To guess which one is the actual page contour, we'll convert those to polygons, and then find out which polygon has the largest convex hull area. The convex hull of that polygon will be our final page border.
polys = [cv2.approxPolyDP(contour, 0.0001*img.shape[1], closed=True)
for contour in contours]
page_poly = max(polys, key=lambda poly: cv2.contourArea(cv2.convexHull(poly)))
convex_poly = cv2.convexHull(page_poly)
poly_area = cv2.contourArea(convex_poly)
We also reject any result that's less than 80% of the image area, as a sanity check, to make sure we get something that makes sense as a page border.
# Only accept if the page area found is > 80% of image size
if poly_area / img_area < 0.8:
return (0, 0), (img_orig.shape[1], img_orig.shape[0])
Finding a decent crop
Once we have a decent page contour polygon, the rest is just feeding this into a Linear Programming solver to find the largest fixed-ratio rectangle that can fit inside that polygon. The objective function would be the height of the crop rectangle (or the width, doesn't matter, since the aspect ratio is fixed). The constraints would be that the 4 corners of the rectangle need to fit within the boundaries of the convex polygon, which can be expressed as a set of linear inequalities describing each of the polygon's edges.
poly_matrix = convex_poly.reshape(convex_poly.shape[0], convex_poly.shape[2])
X = poly_matrix[:, 0]
Y = poly_matrix[:, 1]
A0 = np.column_stack((np.roll(Y, -1) - Y, X - np.roll(X, -1)))
B0 = np.sum(np.multiply(A0, poly_matrix), axis=1).reshape(A0.shape[0], 1)
R = 0.7
A1 = (A0 * np.matrix([[0, 0, R, R], [0, 1, 0, 1]]))

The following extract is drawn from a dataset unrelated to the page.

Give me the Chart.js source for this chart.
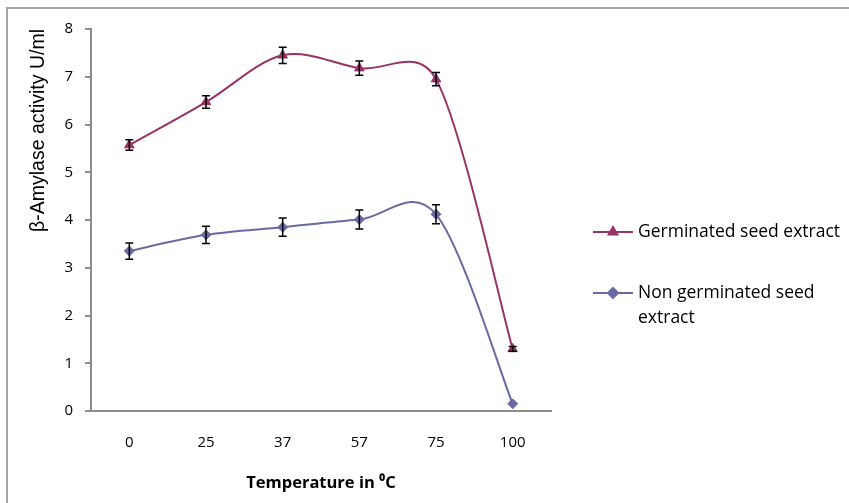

A1 = np.reshape(A1, (A1.size, 1))
A0 = np.column_stack((np.repeat(A0, 4, axis=0), A1))
B0 = np.repeat(B0, 4, axis=0)
bounds = [(0, img.shape[1]), (0, img.shape[0]), (0, img.shape[0])]
solution = linprog(np.matrix('0; 0; -1'), A0, B0, bounds=bounds)
x, y, h = np.rint(solution.x).astype(int)
w = int(np.rint(h*R))
And that's the result! We can then feed this into a GIMP script to build ourselves a PSD file with the crop without losing any content outside of the cropped area (so that any human editor can come in and fix the crop if needed after-the-fact). Those PSDs can then have the other parts of Photoshop actions applied en masse, automating basically everything in the cleaning pipeline except dusting and redrawing!